Architekt Ernst Hiesmayr starb im Alter von 80 Jahren.
Vergangenen Sonntag ist der große österreichische Architekt Ernst Hiesmayr in Vorarlberg gestorben. Er zählte zu den herausragenden Persönlichkeiten einer Generation, deren Weg zur Architektur durch die europäischen Verwerfungen im 20. Jahrhundert alles andere als leicht und direkt war. Geboren und aufgewachsen in Innsbruck als Sohn eines Polizeibeamten, verlor er früh den Vater, werkte bereits mit 14 Jahren auf Baustellen, erarbeitete sich aber zugleich die Matura an der Gewerbeschule.
Man schrieb 1938: es folgten ein Jahr Arbeitsdienst, dann die Einziehung zur Wehrmacht und fünf Jahre Kriegsteilnahme. Am Ende, wieder einmal verwundet, gelangte er mit Glück in ein Innsbrucker Lazarett.
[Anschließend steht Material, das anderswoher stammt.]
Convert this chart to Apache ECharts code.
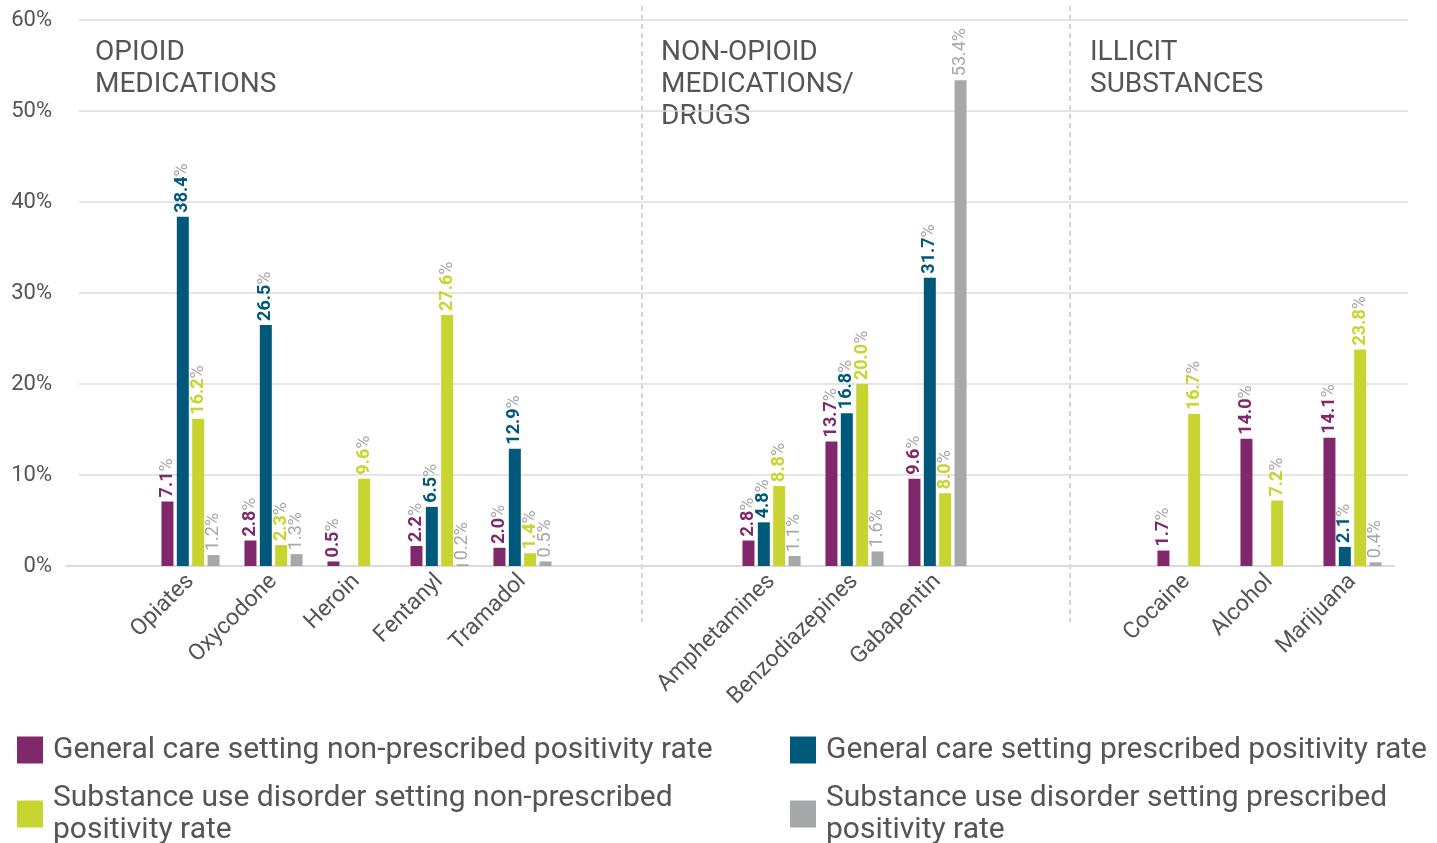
<!DOCTYPE html>
<html>
<head>
<meta charset="utf-8">
<script src="https://cdn.jsdelivr.net/npm/echarts@6/dist/echarts.min.js"></script>
<style>
  html, body { margin: 0; padding: 0; background: #fff; }
  #main { width: 1437px; height: 843px; }
</style>
</head>
<body>
<div id="main"></div>
<script>
// empty slots keep the three sections apart
var categories = ['', 'Opiates', 'Oxycodone', 'Heroin', 'Fentanyl', 'Tramadol', '', '',
    'Amphetamines', 'Benzodiazepines', 'Gabapentin', '', '', 'Cocaine', 'Alcohol', 'Marijuana'];

var generalNonPrescribed = [null, 7.1, 2.8, 0.5, 2.2, 2.0, null, null, 2.8, 13.7, 9.6, null, null, 1.7, 14.0, 14.1];
var generalPrescribed    = [null, 38.4, 26.5, null, 6.5, 12.9, null, null, 4.8, 16.8, 31.7, null, null, null, null, 2.1];
var sudNonPrescribed     = [null, 16.2, 2.3, 9.6, 27.6, 1.4, null, null, 8.8, 20.0, 8.0, null, null, 16.7, 7.2, 23.8];
var sudPrescribed        = [null, 1.2, 1.3, null, 0.2, 0.5, null, null, 1.1, 1.6, 53.4, null, null, null, null, 0.4];

var seriesNames = [
    'General care setting non-prescribed positivity rate',
    'General care setting prescribed positivity rate',
    'Substance use disorder setting non-prescribed positivity rate',
    'Substance use disorder setting prescribed positivity rate'
];
var sectionTitles = ['OPIOID\nMEDICATIONS', 'NON-OPIOID\nMEDICATIONS/\nDRUGS', 'ILLICIT\nSUBSTANCES'];
var yMax = 60, yStep = 10;

var colors = ['#80286b', '#00587b', '#c8d42f', '#a7a8aa'];
var textGrey = '#555';
var font = 'Roboto';

function barSeries(idx, data, boldValue) {
    var c = colors[idx];
    return {
        name: seriesNames[idx],
        type: 'bar',
        xAxisIndex: 0,
        yAxisIndex: 0,
        data: data,
        barWidth: 12,
        barGap: '28%',
        itemStyle: { color: c },
        label: {
            show: true,
            position: 'top',
            rotate: 90,
            align: 'left',
            verticalAlign: 'middle',
            distance: 4,
            formatter: function (p) {
                if (p.value == null) return '';
                return '{v|' + Number(p.value).toFixed(1) + '}{p|%}';
            },
            rich: {
                v: { color: c, fontSize: 18, fontFamily: font, fontWeight: boldValue ? 'bold' : 'normal' },
                p: { color: '#a7a8aa', fontSize: 18, fontFamily: font }
            }
        }
    };
}

var legendBase = {
    orient: 'horizontal',
    padding: 0,
    icon: 'rect',
    itemWidth: 26,
    itemHeight: 27,
    selectedMode: false,
    textStyle: { fontFamily: font, fontSize: 30, color: textGrey, lineHeight: 32, padding: [0, 0, 0, 5] }
};
function twoLine(name) { return name.replace(' positivity rate', '\npositivity rate'); }

var chart = echarts.init(document.getElementById('main'));

var option = {
    animation: false,
    grid: [
        { left: 66, top: 20.2, width: 1328, height: 545.8 },
        { left: 79, top: 20.2, width: 1329, height: 545.8 }
    ],
    xAxis: [
        {
            gridIndex: 0,
            type: 'category',
            data: categories,
            axisLine: { lineStyle: { color: '#dadada', width: 2 } },
            axisTick: { show: false },
            axisLabel: { interval: 0, rotate: 45, margin: 12, fontSize: 23, color: textGrey, fontFamily: font }
        },
        { gridIndex: 1, type: 'value', show: false, min: 0, max: 1 }
    ],
    yAxis: [
        {
            gridIndex: 0,
            type: 'value',
            min: 0,
            max: yMax,
            interval: yStep,
            axisLine: { show: false },
            axisTick: { show: false },
            splitLine: { show: false },
            axisLabel: { formatter: '{value}%', fontSize: 22, color: textGrey, fontFamily: font, margin: 14 }
        },
        {
            gridIndex: 1,
            type: 'value',
            min: 0,
            max: yMax,
            interval: yStep,
            axisLine: { show: false },
            axisTick: { show: false },
            axisLabel: { show: false },
            splitLine: { show: true, showMinLine: false, lineStyle: { color: '#dcdcdc', width: 1.5 } }
        }
    ],
    legend: [
        Object.assign({}, legendBase, { data: [seriesNames[0]], left: 17, top: 734 }),
        Object.assign({}, legendBase, { data: [seriesNames[1]], left: 790, top: 734 }),
        Object.assign({}, legendBase, { data: [seriesNames[2]], left: 17, top: 782, formatter: twoLine }),
        Object.assign({}, legendBase, { data: [seriesNames[3]], left: 790, top: 782, formatter: twoLine })
    ],
    graphic: [
        { type: 'line', shape: { x1: 642, y1: 6, x2: 642, y2: 622 }, style: { stroke: '#aaa', lineWidth: 1, lineDash: [5, 4] } },
        { type: 'line', shape: { x1: 1070, y1: 6, x2: 1070, y2: 622 }, style: { stroke: '#aaa', lineWidth: 1, lineDash: [5, 4] } },
        { type: 'text', left: 95, top: 37, style: { text: sectionTitles[0], font: '28px Roboto', fill: textGrey, lineHeight: 32 } },
        { type: 'text', left: 661, top: 37, style: { text: sectionTitles[1], font: '28px Roboto', fill: textGrey, lineHeight: 32 } },
        { type: 'text', left: 1090, top: 37, style: { text: sectionTitles[2], font: '28px Roboto', fill: textGrey, lineHeight: 32 } }
    ],
    series: [
        barSeries(0, generalNonPrescribed, true),
        barSeries(1, generalPrescribed, true),
        barSeries(2, sudNonPrescribed, true),
        barSeries(3, sudPrescribed, false)
    ]
};

chart.setOption(option);
</script>
</body>
</html>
Bald beginnt er an der Technischen Hochschule in Graz Architektur zu studieren. Als wichtigster Lehrer gilt ihm der Architektur-Humanist Friedrich Zotter. 1948 macht er sein Diplom und nimmt mit Otto Gruber sofort an allen greifbaren Wettbewerben teil. Schon beim ersten, für das Kurhaus Gmunden, gelingt ein Ankauf. 1949 folgt ein 1. Preis für die Schule in Vorkloster, und mit einem eleganten, auch international registrierten Projekt für den Wiener Süd-Ostbahnhof erreichen sie den 2. Preis. Orientierten sich seine ersten Entwürfe noch an Tiroler Vorbildfiguren wie Lois Welzenbacher, blickte er bald über die Grenzen und rezipierte früh die Arbeiten von Le Corbusier, Egon Eiermann oder der Schweizer Nachkriegsmoderne. Hiesmayrs Fähigkeit, organisatorische Klarheit im Grundriss mit volumetrisch kraftvollen Setzungen zu verbinden, zeigten sich am leider stark veränderten WIFI in Linz.
Auch kleine Aufgaben löste er mit größter Sorgfalt, wovon mehrere Einfamilienhäuser, aber auch das Ateliergebäude an der Eroicagasse zeugen. Mit der Realisierung der Niklaszeche in Purbach leistete er Pionierarbeit zur Pflege ländlicher Kulturgüter. Zu seinem Hauptwerk wurde jedoch das Wiener Juridicum. In diesem Universitätsgebäude verdichten sich ordnende und konstruktive Intelligenz. Als Lehrer an der Technischen Universität Wien zeigt sich heute sein Vermächtnis in einer großen Zahl von namhaften Schülern. Als sich Hiesmayr vor wenigen Wochen im Kreise ehemaliger Mitarbeiter und Freunde nicht ohne Bitterkeit von Wien verabschiedete, dachte keiner, dass es für immer sein würde.